Davanti alle immagini e alle descrizioni di una natura devastata, affiora l’urgenza di un cambiamento, di un nuovo inizio che riscopra il legame spirituale tra l’essere umano e la natura. In senso iconografico, di fondamentale importanza diventa il tema dell’Annunciazione,  con particolare riferimento all’opera di Simone Martini, in cui l’angelo porge a Maria un ramo d’ulivo, una consegna inestimabile nella purezza. Si definisce così la metafora del gesto, quello che indica la rinascita spirituale ma anche l’atto pittorico. 

A livello formale si accostano e sovrappongono le impronte segniche di cartone ondulato, venature lignee, pizzi e ricami di tante opere precedenti in una sorta di memoriale artistico, i cui colori risultano molto diluiti, le tinte diafane, con la sola demarcazione delle foglie o dei rami.  “Frattali”, “Tabula vegetale”, “Natura rupestre”, “Fregio vegetale” definiscono i titoli di alcune delle opere, con un richiamo costante ad un mondo naturalistico, che è non è unicamente spazio, ma anche tempo.  

“Natura sembiante” è un’opera ideata e realizzata per il Sentiero d’arte di Torrechiara-Langhirano.

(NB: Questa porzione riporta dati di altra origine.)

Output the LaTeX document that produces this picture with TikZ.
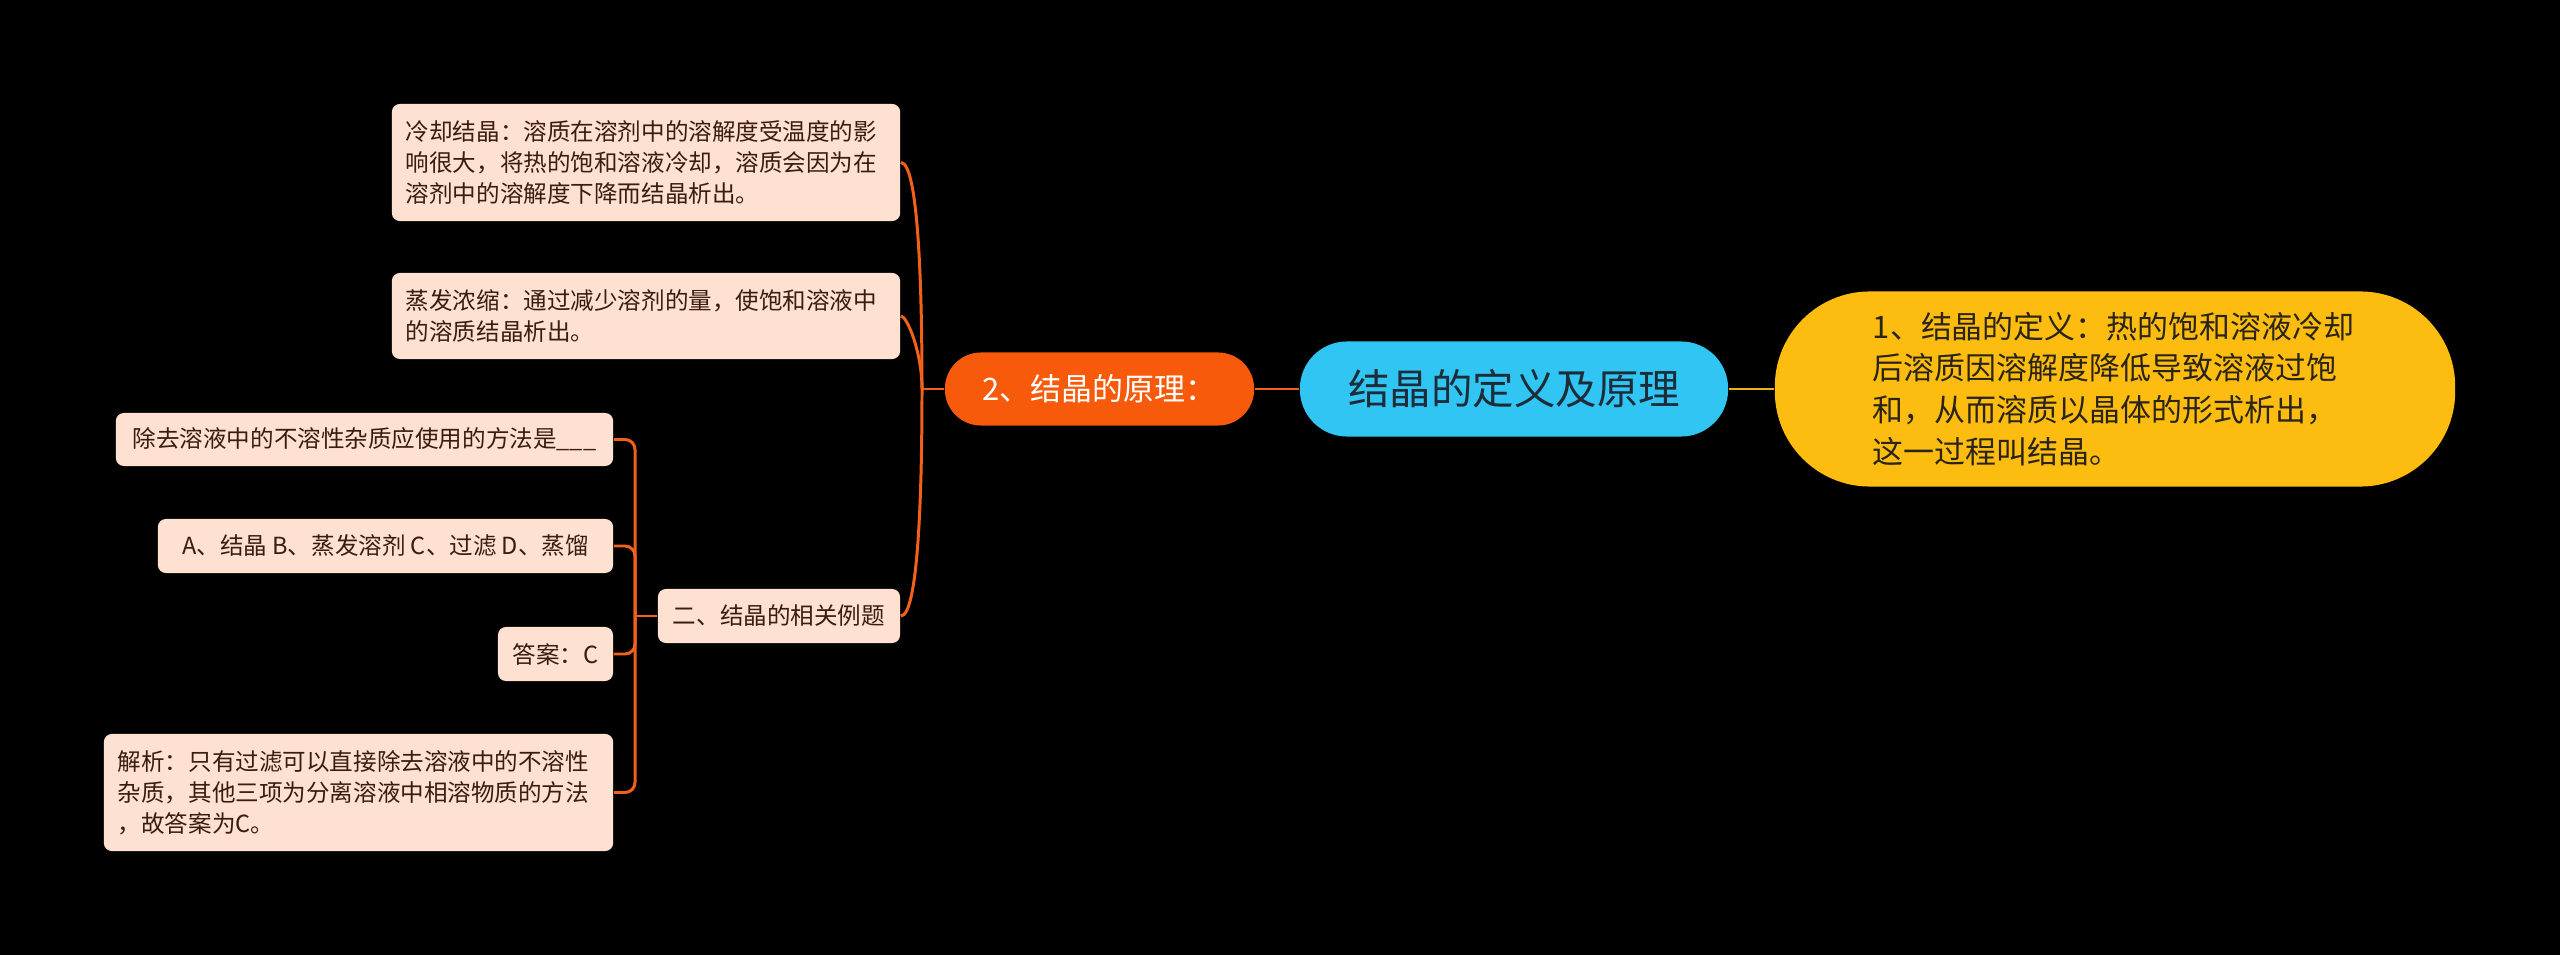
\documentclass[tikz,border=0pt]{standalone}
\usepackage{fontspec}
\setmainfont{Noto Sans CJK SC}
\definecolor{peach}{HTML}{FFE1D2}
\definecolor{peachtext}{HTML}{3A1C10}
\definecolor{flame}{HTML}{F85A0C}
\definecolor{flameline}{HTML}{F2611A}
\definecolor{sky}{HTML}{31C5F3}
\definecolor{skytext}{HTML}{1C2C38}
\definecolor{amber}{HTML}{FDBD10}
\definecolor{amberline}{HTML}{E9B317}
\definecolor{ambertext}{HTML}{2A2418}

\begin{document}
\begin{tikzpicture}[
      x=0.01cm, y=-0.01cm,
      % --- GLOBAL STYLES ---
      mm-root/.style={rectangle, fill=sky, text=skytext, rounded corners=0.47cm,
        minimum width=4.28cm, minimum height=0.95cm, inner sep=0pt,
        font=\fontsize{11.8pt}{14pt}\selectfont},
      mm-branch/.style={rectangle, fill=flame, text=white, rounded corners=0.36cm,
        minimum width=3.09cm, minimum height=0.73cm, inner sep=0pt,
        font=\fontsize{8.8pt}{11pt}\selectfont},
      mm-def/.style={rectangle, fill=amber, text=ambertext, rounded corners=0.95cm,
        minimum width=6.80cm, minimum height=1.95cm, inner sep=0pt,
        text width=4.84cm, align=left, font=\fontsize{8.8pt}{11.9pt}\selectfont},
      mm-leaf/.style={rectangle, fill=peach, text=peachtext, rounded corners=0.08cm,
        inner xsep=0.14cm, inner ysep=0pt, align=left,
        font=\fontsize{6.7pt}{8.8pt}\selectfont},
      %
      link/.style={draw=flameline, line width=0.85pt},
      deflink/.style={draw=amberline, line width=0.85pt}
  ]
    %
    % 0. Canvas
    \fill[black] (0,0) rectangle (2560,955);
    \useasboundingbox (0,0) rectangle (2560,955);
    %
    % 1. Centre and first level
    \node[mm-root] (root) at (1514,389) {结晶的定义及原理};
    \node[mm-def] (defn) at (2115,389) {1、结晶的定义：热的饱和溶液冷却\\后溶质因溶解度降低导致溶液过饱\\和，从而溶质以晶体的形式析出，\\这一过程叫结晶。};
    \node[mm-branch] (princ) at (1099.5,389) {2、结晶的原理：};
    %
    % 2. Principle leaves
    \node[mm-leaf, text width=4.80cm, minimum height=1.17cm] (cool) at (646,162.5) {冷却结晶：溶质在溶剂中的溶解度受温度的影\\响很大，将热的饱和溶液冷却，溶质会因为在\\溶剂中的溶解度下降而结晶析出。};
    \node[mm-leaf, text width=4.80cm, minimum height=0.86cm] (evap) at (646,316) {蒸发浓缩：通过减少溶剂的量，使饱和溶液中\\的溶质结晶析出。};
    \node[mm-leaf, minimum width=2.42cm, minimum height=0.54cm, align=center] (exam) at (779,616) {二、结晶的相关例题};
    %
    % 3. Example leaves
    \node[mm-leaf, minimum width=4.97cm, minimum height=0.53cm, align=center] (quest) at (364.5,439.5) {除去溶液中的不溶性杂质应使用的方法是\_\_\_};
    \node[mm-leaf, minimum width=4.55cm, minimum height=0.54cm, align=center] (opts) at (385.5,546) {A、结晶 B、蒸发溶剂 C、过滤 D、蒸馏};
    \node[mm-leaf, minimum width=1.15cm, minimum height=0.54cm, align=center] (answ) at (555.5,654) {答案：C};
    \node[mm-leaf, text width=4.81cm, minimum height=1.17cm] (expl) at (358.5,792.5) {解析：只有过滤可以直接除去溶液中的不溶性\\杂质，其他三项为分离溶液中相溶物质的方法\\，故答案为C。};
    %
    % 4. Forks
    \coordinate (fkup) at (922,389);
    \coordinate (fklow) at (635,616);
    %
    % 5. Links from centre
    \draw[deflink] (root.east) -- (defn.west);
    \draw[link] (root.west) -- (princ.east);
    \draw[link] (princ.west) -- (fkup);
    %
    % 6. Links of principle branch
    \draw[link] (cool.east) .. controls (918,162.5) and (922,282) .. (fkup);
    \draw[link] (evap.east) .. controls (907,316) and (922,352) .. (fkup);
    \draw[link] (exam.east) .. controls (918,616) and (922,497) .. (fkup);
    %
    % 7. Links of example branch
    \draw[link] (exam.west) -- (fklow);
    \draw[link, rounded corners=0.1cm] (quest.east) -| (fklow);
    \draw[link, rounded corners=0.1cm] (opts.east) -| (fklow);
    \draw[link, rounded corners=0.1cm] (answ.east) -| (fklow);
    \draw[link, rounded corners=0.1cm] (expl.east) -| (fklow);
  \end{tikzpicture}
\end{document}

Su un supporto metallico, costituito da due lastre rettangolari, sono collocati due specchi, che hanno la sagoma di un asse di legno corrispondente alla sezione di un tronco,  su cui si scorgono tracce vegetali, le impronte di foglie o rami. La parte visibile del metallo riporta elementi decorativi evocanti forme fossili di toni bruni, riconducibili ad una dimensione arcaica (lastra di sinistra) oppure il lignum vitae, spirali più verdeggianti nella lastra a destra. La collocazione dell’opera in posizione leggermente elevata impedisce lo specchiarsi degli osservatori e favorisce, al contrario, la riflettenza del cielo o delle piante, l’assorbimento dell’ambiente circostante in una visione quanto mai dinamica. Eseguendo piccoli spostamenti, lo sguardo coglie colori, trame, linee diversissime e continuamente cangianti, non solo nella stagione ma anche nell’attimo meteorologico.

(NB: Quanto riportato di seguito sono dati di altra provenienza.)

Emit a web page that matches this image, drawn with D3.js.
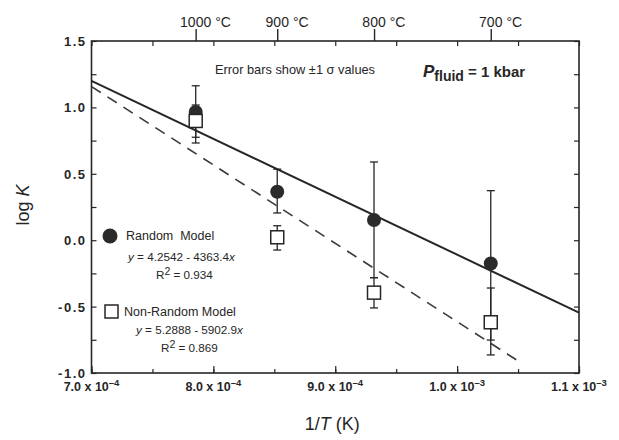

Concettualmente, l’albero si pone come l’archetipo della civiltà, elemento di congiunzione tra un paesaggio remoto (il paleolitico a cui risale la prima raccolta dell’uva) e quello attuale, composto da vigneti ordinati, rigogliosi e curati. E’ come se avvenisse una contrazione del tempo (la storia) e dello spazio (il paesaggio) in questa sorta di stele che, pur priva di citazioni iconografiche esplicite, assume una valenza spirituale. 

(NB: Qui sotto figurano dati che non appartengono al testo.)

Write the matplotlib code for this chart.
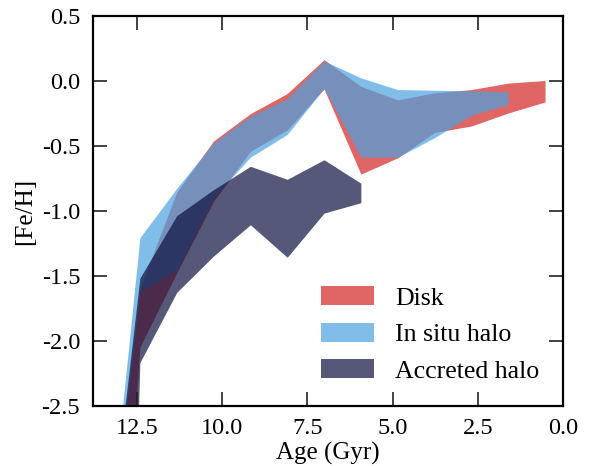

Con “Erbario” prosegue l’ideazione di opere di pitto-scultura, concepite per essere inserite in ambienti naturalistici suggestivi; in questo caso, un’area di coltivazione di lavanda sull’appennino bolognese.  Costituita da quattro stele di vetro supportate da piedistalli in ferro, la tecnica di esecuzione sviluppa l’assorbenza di vari materiali (pizzi o ricami, così come elementi vegetali) alternandola e ponendola in contrasto con la trasparenza e la riflettenza del vetro. La visione di ogni singola stele asseconda le variazioni atmosferiche e stagionali, dai colori solari e intensi della fioritura estiva ai toni più tenui e grigi dell’inverno, e spezza con brevi verticalità la geometria regolare del campo.